株主になるということは、会社の持ち主になるので、会社に対して様々な権利を持つことになる。例えば、出資した金額に応じて、配当金や株主優待がもらえるだけでなく、会社の経営者に対して意見を言うこともできるのだ。
株主のメリットは主に以下の3つ。
■配当金・・・自分が持っている株式の数に応じて会社の利益の一部を配当としてもらえる
■議決権・・・株主総会で意見を言ったり重要な決議で投票できる(例:役員の選任・解任、会社のルール変更など)
■株主優待・・・自社製品や施設利用券などがもらえる ※全ての会社が行っているわけではない
会社の業績が上がり、利益を出すと、会社はその利益の一部を株主へ支払う、これを「配当金」という。日本の場合、配当は年に1回または2回実施する会社が多く、定期的に配当を出す会社は、魅力的な投資対象と見られることがあるため、配当に力を入れている会社も多い。ちなみに、東証に上場する会社の平均利回りは約2%である。(2020年6月末時点)
また、投資(保有)してくれた株主へのお礼として、自社製品や施設利用券などを贈る場合がある。これを「株主優待」という。会社から見ると、株主優待を通じて、自社製品やサービスを利用してもらうことで、さらにファンになってもらいたいという思いも。ただし、全ての会社が行っているわけではないので、事前に調べてみることをオススメしたい。
ちなみに、当サイトでは、『「株主優待」の裏側に迫る!』と題した特集も作っており、株主優待導入の経緯や優待内容を決める際の裏事情について、人気の株主優待企業に直接インタビューしている。こちらも是非チェックしてみてほしい。
このように株主になると様々なメリットがある一方で、注意しなければいけないこともある。一般的に、会社の業績(成績)が上がれば、株価(株の値段)は上がると言われていて、株式を買った時よりも高い値段で売ることができれば利益を得ることができる(これを「売買益」という)。しかし、逆に業績が下がってしまったら、配当金が減ったりもらえないこともあるし、株価が下がり買った時よりも安い値段でしか売れないこともある。株価は様々な理由で上がったり下がったりするので、将来必ず上がるという保証はない。
ただし、株主の責任は、株式を買った時に出したお金の範囲内。会社がたとえ倒産してしまった場合でも、その会社の借金を背負う必要はない。これを「有限責任」という。
と、ここまで、夏休み恒例『シェア先生の経済教室』の一部内容を動画とともに説明してきた。

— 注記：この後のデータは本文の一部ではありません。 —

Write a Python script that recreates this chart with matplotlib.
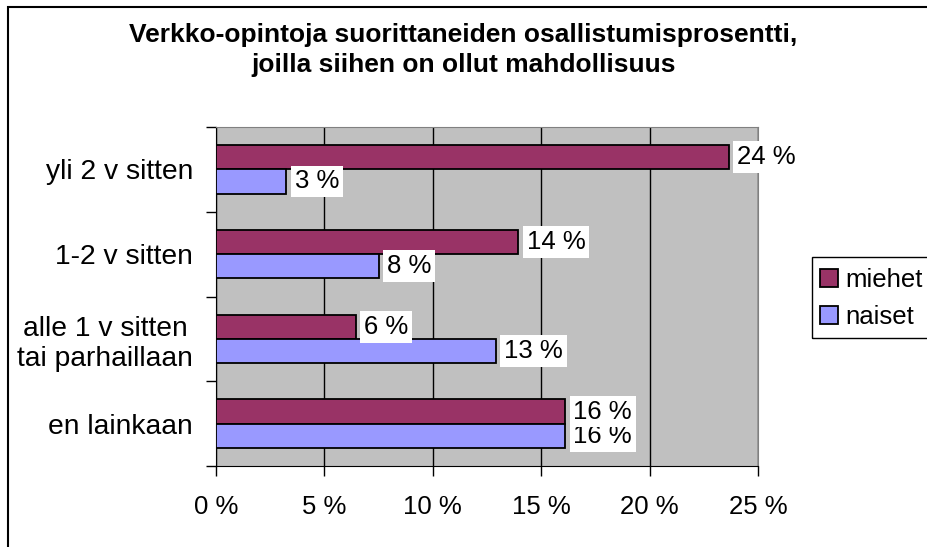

いかがだっただろうか?
「会社とは?」「株主とは?」など、改めて学びなおしの機会になったならば幸いである。
子育てにまつわるお金の話
小さいうちから、金融経済教育の機会を作っていくのは重要。とはいえ、そもそも「教育」や「子育て」にはお金がかかるもの。
そこで、当サイトでは、全国の親が気になるであろう『子育てにまつわるお金の話』を各種掲載している。
例えば、子どもへのお小遣いの話。
・子どものお小遣いって、何歳からあげるべき?
「お小遣い=お金の使い方のトレーニング」と捉えることも。人のお金だと甘える子も、自分のお金だと思うと欲求をコントロールする傾向にあるという。「あのゲームを買うために、今は我慢しよう」など、お金を使うことのトレーニングになる上、実際にゲームを買えた時の達成感が、将来的に働くモチベーションにつながるのだとか。
また、子どもを育てあげるのにいったいいくら必要なの?と気になる方も多いはず。実際のところどのくらいの費用がかかるのか、次の子育て費用を図解した記事を見てほしい。
もちろん、学校の公立・私立の進学パターンによっても、金額は変動する。例えば、大学進学に焦点をあてると、私立理系大学への進学なら、約500万円を用意しておくのが一つの目安といえる。「大きな金額で不安を覚える」という方も多いだろう。
一方で、「幼児教育・保育無償化」など、教育補助の制度も拡充している。制度をうまく活用しながら、非課税期間が20年間と長い『つみたてNISA』等も利用し、計画的に子育て費用を用意しよう。